Many media outlets are rightfully giving Mr. Garcia’s case a lot of media coverage, but the term everyone uses is “deportation”. It’s the word Trump’s team assigned to its unlawful actions, but it’s inaccurate.
According to the Oxford Dictionary a deportation is loosely defined as “expel (a foreigner) from a country, typically on the grounds of illegal status or for having committed a crime.”
The word has been used loosely by governments and media outlets, but in US law, deportation usually means the transfer of an immigrant back to his or her home country. There are some laws Trump is trying to use that allow deportations to 3rd, unrelated countries, but even in these cases, the deportee has a right to due process, including hearings in front of a judge.
So while the media isn’t wrong to use the term deportation, since it’s been used very broadly in history, there is another term that might fit the situation.
Kidnapping: “the action of abducting someone and holding them captive.”
Abducting means “taking (someone) away by force or deception”.
The main difference to a deportation lies in the legal process. Before an immigrant gets deported, they get their due process. They get a hearing and a chance to fight their deportation. The deporting nation, on the other hand, has to prove the legality of their removal.
The Trump administration did none of these things. They gave these men no hearings, no legal process. They grabbed them off the streets, put them on planes, and flew them to a private mega-prison, despite a Judge ordering the government to turn around the flights. So there’s no legal basis for any of these actions. It’s a government abusing its powers, defying a judge, to snatch people off the streets and vanish them in a mega prison, often based on just a tattoo or a basketball cap.

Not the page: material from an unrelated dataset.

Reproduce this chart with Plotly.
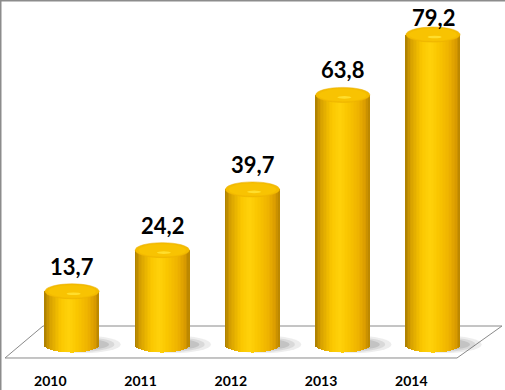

Imagine you are from Germany, like I am. You travel to the US and stay there without the proper paperwork (Visa or ESTA); you are now an illegal immigrant. Perhaps you did your paperwork and only lost it somewhere on the train. You could be deported if you came to the country illegally.
But imagine you are grabbed off the street, strapped into a van, and flown to a mega-prison in El Salvador without any hearing, because of a suspicious hoodie. Calling that action a deportation seems like a stretch. Especially once you consider what kind of prison these migrants land in.

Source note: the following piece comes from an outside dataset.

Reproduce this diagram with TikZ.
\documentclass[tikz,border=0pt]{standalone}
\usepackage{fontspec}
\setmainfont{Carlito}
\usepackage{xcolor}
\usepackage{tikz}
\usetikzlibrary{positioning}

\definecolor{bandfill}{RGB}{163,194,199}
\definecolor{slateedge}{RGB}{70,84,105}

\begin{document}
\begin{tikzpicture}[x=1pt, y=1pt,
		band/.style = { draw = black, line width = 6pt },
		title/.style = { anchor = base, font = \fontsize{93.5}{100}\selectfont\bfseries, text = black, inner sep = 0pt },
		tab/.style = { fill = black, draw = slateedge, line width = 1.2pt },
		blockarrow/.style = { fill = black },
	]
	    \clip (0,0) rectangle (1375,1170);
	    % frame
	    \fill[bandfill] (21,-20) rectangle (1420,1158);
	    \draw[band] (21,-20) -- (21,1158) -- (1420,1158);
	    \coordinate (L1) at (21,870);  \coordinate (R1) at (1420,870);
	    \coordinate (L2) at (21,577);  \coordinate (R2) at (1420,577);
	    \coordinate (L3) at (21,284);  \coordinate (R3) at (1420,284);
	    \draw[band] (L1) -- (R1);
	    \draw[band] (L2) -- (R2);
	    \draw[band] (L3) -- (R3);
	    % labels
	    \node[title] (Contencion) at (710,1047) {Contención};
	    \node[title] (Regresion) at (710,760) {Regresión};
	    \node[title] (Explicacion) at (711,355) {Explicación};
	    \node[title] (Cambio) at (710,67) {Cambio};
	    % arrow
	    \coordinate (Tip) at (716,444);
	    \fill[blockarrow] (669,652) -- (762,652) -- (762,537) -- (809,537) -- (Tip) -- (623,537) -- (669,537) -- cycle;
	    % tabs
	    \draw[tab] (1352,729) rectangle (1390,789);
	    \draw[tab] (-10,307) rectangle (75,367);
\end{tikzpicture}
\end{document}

The prison no one ever leaves
El Salvador’s terrorism confinement center (CECOT) is a controversial mega prison like few others. President Bukele established the high-security prison to house some of the most dangerous gang and drug criminals in the country. There is, however, a lot of criticism because, according to reports, few inmates received any sort of legal process to determine their guilt. Critics also fear that Bukele could use the prison to disappear political opponents, as the president has ramped up attacks and arrests on political opponents over the past years, eroding the democratic institutions of El Salvador. (He calls himself the “coolest dictator”)

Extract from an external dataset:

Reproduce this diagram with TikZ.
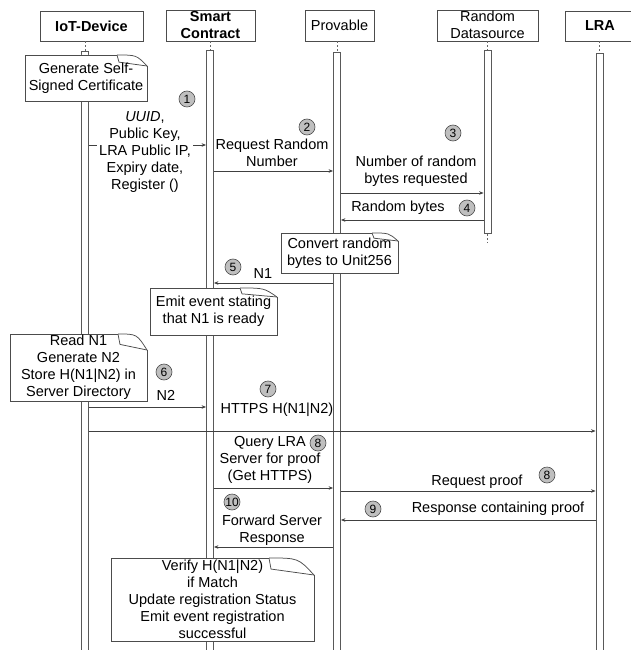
\documentclass[tikz,border=0pt]{standalone}
\usepackage{fontspec}
\setmainfont{Liberation Sans}
\usetikzlibrary{arrows.meta}
\newcommand{\mynote}[8]{%
  \fill[white] (#2,#3) -- (#4-#6,#3) -- (#4,#3+#7) -- (#4,#5) -- (#2,#5) -- cycle;
  \draw[noteline] (#4-#6,#3) -- (#2,#3) -- (#2,#5) -- (#4,#5) -- (#4,#3+#7);
  \draw[noteline] (#4-#6,#3) .. controls (#4-0.35*#6,#3) .. (#4,#3+#7);
  \draw[noteline] (#4-#6,#3) -- (#4-#6+2,#3+0.65*#7) -- (#4,#3+#7);
  \node[notetext] (#1) at ({(#2+#4)/2},{(#3+#5)/2}) {#8};
}
\begin{document}
\begin{tikzpicture}[x=1pt,y=-1pt,
  font=\fontsize{14.5}{17}\selectfont,
  head/.style={draw=black!70, line width=0.8pt, inner sep=0pt, align=center, fill=white},
  bar/.style={draw=black!65, line width=0.8pt, fill=white, minimum width=7pt, inner sep=0pt, anchor=north},
  life/.style={draw=black!60, line width=0.6pt, dash pattern=on 2pt off 2pt},
  msg/.style={draw=black!75, line width=0.75pt, -{Stealth[length=4.5pt,width=3.5pt]}},
  noteline/.style={draw=black!70, line width=0.75pt},
  notetext/.style={inner sep=0pt, align=center},
  lbl/.style={inner sep=1pt, align=center},
  num/.style={circle, draw=black!70, line width=0.6pt, fill=black!25, inner sep=0pt, minimum size=16pt, font=\fontsize{12}{12}\selectfont}
]
\useasboundingbox (0,0) rectangle (630,650);

% headers
\node[head, minimum width=103pt, minimum height=30pt, font=\fontsize{14.5}{17}\selectfont\bfseries] (iot) at (91.5,26) {IoT-Device};
\node[head, minimum width=89pt, minimum height=31pt, font=\fontsize{14.5}{17}\selectfont\bfseries] (sc) at (210.5,25.5) {Smart\\Contract};
\node[head, minimum width=69pt, minimum height=31pt] (prov) at (339.5,25.5) {Provable};
\node[head, minimum width=101pt, minimum height=31pt] (rd) at (487.5,25.5) {};
\node[inner sep=0pt, align=center] (rdtext) at (487.5,24.5) {Random\\Datasource};
\node[head, minimum width=70pt, minimum height=30pt, font=\fontsize{14.5}{17}\selectfont\bfseries] (lra) at (600,26) {LRA};

% activation bars
\node[bar, minimum height=610pt] (iotbar) at (85,51) {};
\node[bar, minimum height=610pt] (scbar) at (210,50) {};
\node[bar, minimum height=610pt] (provbar) at (337,52) {};
\node[bar, minimum height=183pt] (rdbar) at (487.5,50) {};
\node[bar, minimum height=610pt] (lrabar) at (599.5,53) {};

% lifeline stubs
\draw[life] (iotbar.north |- iot.south) -- (iotbar.north);
\draw[life] (scbar.north |- sc.south) -- (scbar.north);
\draw[life] (provbar.north |- prov.south) -- (provbar.north);
\draw[life] (rdbar.north |- rd.south) -- (rdbar.north);
\draw[life] (lrabar.north |- lra.south) -- (lrabar.north);
\coordinate (rdend) at (487.5,243);
\draw[life] (rdbar.south) -- (rdend);

% messages
\draw[msg] (iotbar.east |- 0,145) -- (scbar.west |- 0,145);
\draw[msg] (scbar.east |- 0,171) -- (provbar.west |- 0,171);
\draw[msg] (provbar.east |- 0,193) -- (rdbar.west |- 0,193);
\draw[msg] (rdbar.west |- 0,220) -- (provbar.east |- 0,220);
\draw[msg] (provbar.west |- 0,283) -- (scbar.east |- 0,283);
\draw[msg] (iotbar.east |- 0,407) -- (scbar.west |- 0,407);
\draw[msg] (iotbar.east |- 0,431) -- (lrabar.west |- 0,431);
\draw[msg] (scbar.east |- 0,488) -- (provbar.west |- 0,488);
\draw[msg] (provbar.east |- 0,491) -- (lrabar.west |- 0,491);
\draw[msg] (lrabar.west |- 0,520) -- (provbar.east |- 0,520);
\draw[msg] (provbar.west |- 0,547) -- (scbar.east |- 0,547);

% notes
\mynote{ncert}{25}{55}{147}{101}{30}{11}{Generate Self-\\Signed Certificate}
\mynote{nconv}{281}{233}{398}{273}{26}{8}{Convert random\\bytes to Unit256}
\mynote{nemit}{150}{288}{277}{335}{37}{9}{Emit event stating\\that N1 is ready}
\mynote{nread}{10}{334}{147}{401}{29}{16}{Read N1\\Generate N2\\Store H(N1|N2) in\\Server Directory}
\mynote{nverify}{111}{558}{314}{641}{45}{17}{Verify H(N1|N2)\\if Match\\Update registration Status\\Emit event registration\\successful}

% labels
\node[lbl, fill=white, inner sep=2pt] (t1) at (145,152) {\textit{UUID},\\Public Key,\\LRA Public IP,\\Expiry date,\\Register ()};
\node[lbl] (t2) at (272,153) {Request Random\\Number};
\node[lbl] (t3) at (416,171.5) {Number of random\\bytes requested};
\node[lbl] (t4) at (398,208) {Random bytes};
\node[lbl] (t5) at (263,274) {N1};
\node[lbl] (t6) at (166,395) {N2};
\node[lbl] (t7) at (277,410) {HTTPS H(N1|N2)};
\node[lbl] (t8a) at (270,460) {Query LRA\\Server for proof\\(Get HTTPS)};
\node[lbl] (t8b) at (477,482) {Request proof};
\node[lbl] (t9) at (498,509) {Response containing proof};
\node[lbl] (t10) at (272,530) {Forward Server\\Response};

% step numbers
\node[num] (c1) at (187,99) {1};
\node[num] (c2) at (307,127) {2};
\node[num] (c3) at (453,133) {3};
\node[num] (c4) at (467,208) {4};
\node[num] (c5) at (233,267) {5};
\node[num] (c6) at (164,372) {6};
\node[num] (c7) at (268,389) {7};
\node[num] (c8a) at (318,443) {8};
\node[num] (c8b) at (547,475) {8};
\node[num] (c9) at (373,509) {9};
\node[num] (c10) at (232,502) {10};
\end{tikzpicture}
\end{document}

According to Bukele’s government, no inmates are ever supposed to leave the prison. There are no differences in the length of sentences. If you land in Bukele’s prison, you never get out, which makes the imprisonment of migrants without any due process even more questionable. Over the past years, Amnesty International has alleged abuse of inmates, overcrowding, and “patterns of grave human rights violations.”
El Salvador is also being paid by the US per inmate it detains for the US.
There is little to no public information about the prison, as no one there ever leaves. The only available footage is slickly shot propaganda footage from El-Salvador’s government. Sen. Chris van Hollen from Maryland (Democrat) was denied access to the prison or a meeting with Mr. Garcia. He was even denied a phone call with Mr. Garcia.
Bukele’s resistance to the growing pressure to release Mr. Garcia or even show him to a Senator begs many questions. Perhaps he sees it as a risk for someone who was inside his mega-prison that “no one ever leaves” to be released. After all, Mr. Garcia would be a first-hand witness to speak about the allegations of human rights violations.